LEMONDE.FR | 29.04.05 | 11h32 • Mis à jour le 29.04.05 | 19h19

L’intégralité du débat avec François-Xavier Verschave, président de l’association Survie et auteur de plusieurs ouvrages sur les relations franco-africaines, vendredi 29 avril 2005

Stéphane : Qu’est-ce qui prouve l’intervention française dans le processus électoral ? Comment cela se manifeste-t-il ?

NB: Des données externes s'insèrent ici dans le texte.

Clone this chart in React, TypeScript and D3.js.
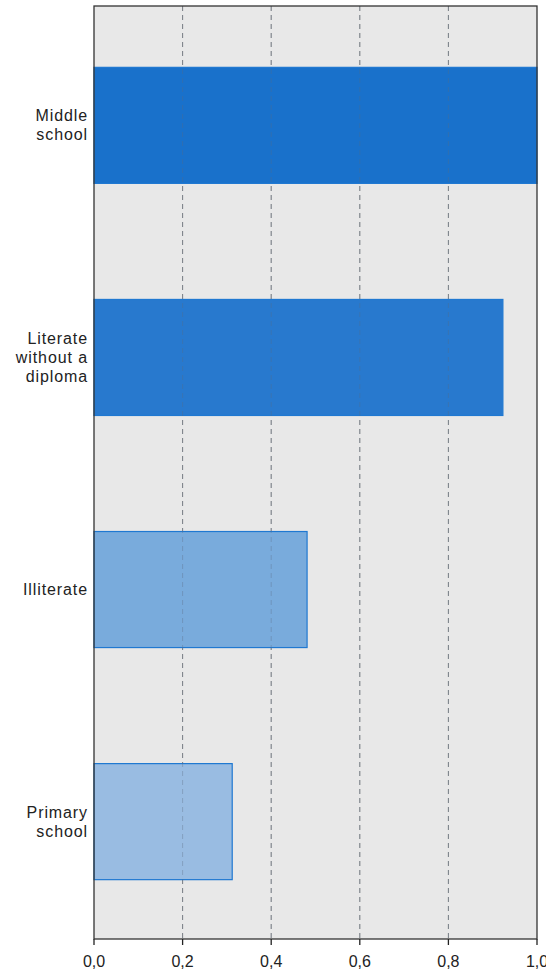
import React from 'react';
import * as d3 from 'd3';

const categories = ['Middle school', 'Literate without a diploma', 'Illiterate', 'Primary school'];
const labelLines = [['Middle', 'school'], ['Literate', 'without a', 'diploma'], ['Illiterate'], ['Primary', 'school']];
const values = [1.0, 0.923, 0.481, 0.312];
const fills = ['#1971CB', '#2879CE', '#79ABDC', '#99BCE2'];
const xTicks = [0, 0.2, 0.4, 0.6, 0.8, 1.0];

const W = 546;
const H = 974;
const margin = { top: 6, right: 9, bottom: 35, left: 94 };

const App: React.FC = () => {
  const x = d3.scaleLinear().domain([0, 1]).range([margin.left, W - margin.right]);
  const y = d3.scaleBand().domain(categories).range([margin.top + 1, H - margin.bottom + 1]).paddingInner(0.5).paddingOuter(0.26);
  const fmt = (v: number) => v.toFixed(1).replace('.', ',');
  const x0 = x(0);
  const x1 = x(1);
  const yTop = margin.top;
  const yBot = H - margin.bottom;

  return (
    <svg width={W} height={H} style={{ position: 'absolute', left: 0, top: 0 }} fontFamily="'Liberation Sans', Arial, sans-serif">
      <rect x={x0} y={yTop} width={x1 - x0} height={yBot - yTop} fill="#E8E8E8" />
      {xTicks.slice(1, -1).map((t) => (
        <line key={t} x1={x(t)} x2={x(t)} y1={yTop} y2={yBot} stroke="#8a8a8a" strokeWidth={1} strokeDasharray="5,4" />
      ))}
      {categories.map((c, i) => (
        <rect
          key={c}
          x={x0}
          y={y(c)!}
          width={x(values[i]) - x0}
          height={y.bandwidth()}
          fill={fills[i]}
          stroke="#1F78D1"
          strokeWidth={1.2}
        />
      ))}
      {xTicks.slice(1, -1).map((t) => (
        <line key={'o' + t} x1={x(t)} x2={x(t)} y1={yTop} y2={yBot} stroke="#5a6a80" strokeOpacity={0.35} strokeWidth={1} strokeDasharray="5,4" />
      ))}
      <rect x={x0} y={yTop} width={x1 - x0} height={yBot - yTop} fill="none" stroke="#333" strokeWidth={1.3} />
      {xTicks.map((t) => (
        <g key={'t' + t}>
          <line x1={x(t)} x2={x(t)} y1={yBot} y2={yBot + 6} stroke="#222" strokeWidth={1.3} />
          <text x={x(t)} y={yBot + 28} textAnchor="middle" fontSize={16} fill="#222">{fmt(t)}</text>
        </g>
      ))}
      {categories.map((c, i) => {
        const lines = labelLines[i];
        const cy = y(c)! + y.bandwidth() / 2;
        const lh = 19;
        const start = cy - ((lines.length - 1) * lh) / 2;
        return (
          <text key={'l' + c} textAnchor="end" fontSize={16} letterSpacing={0.9} fill="#222">
            {lines.map((ln, j) => (
              <tspan key={j} x={88} y={start + j * lh} dy="0.35em">{ln}</tspan>
            ))}
          </text>
        );
      })}
    </svg>
  );
};

export default App;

François-Xavier Verschave : Le Togo est un pays qui est tenu par la France depuis 1963 à tous les points de vue et notamment en ce qui concerne l’armée et les services secrets. L’intervention de la France dans le processus électoral s’est faite de plusieurs manières : des conseillers en communication, en organisation électorale. D’autre part, des pressions multiples sur les pays de la Cedeao pour faire en sorte qu’elle ferme les yeux sur l’absence totale de contrôle des listes électorales et du dépouillement des urnes. La Cedeao, qui avait eu un rôle très positif au moment du coup d’Etat de Faure Eyadéma, a depuis, sur les pressions directes de l’Elysée, notamment auprès de son président nigérien Mamadou Tanja, accepté toutes les manipulations du scrutin.

Wilfried : La Cedeao a-t-elle eu raison de valider les élections ?

François-Xavier Verschave : Certainement pas. Et pour beaucoup d’Africains, son attitude est un scandale. Les Africains mettaient beaucoup d’espoir dans leurs nouvelles institutions comme l’Union africaine, le rôle joué par leurs organisations régionales dans les processus de paix. Et là, l’attitude des observateurs de la Cedeao est véritablement scandaleuse. Elle est contraire à toutes les observations des délégations internationales sur place, et à celles aussi des journalistes de la presse internationale, qui ont été menacés par le gouvernement togolais.

Florent : Quels sont les intérêts de la France au Togo ? Leurs spécificités par rapport à d’autres pays de l’Afrique francophone ?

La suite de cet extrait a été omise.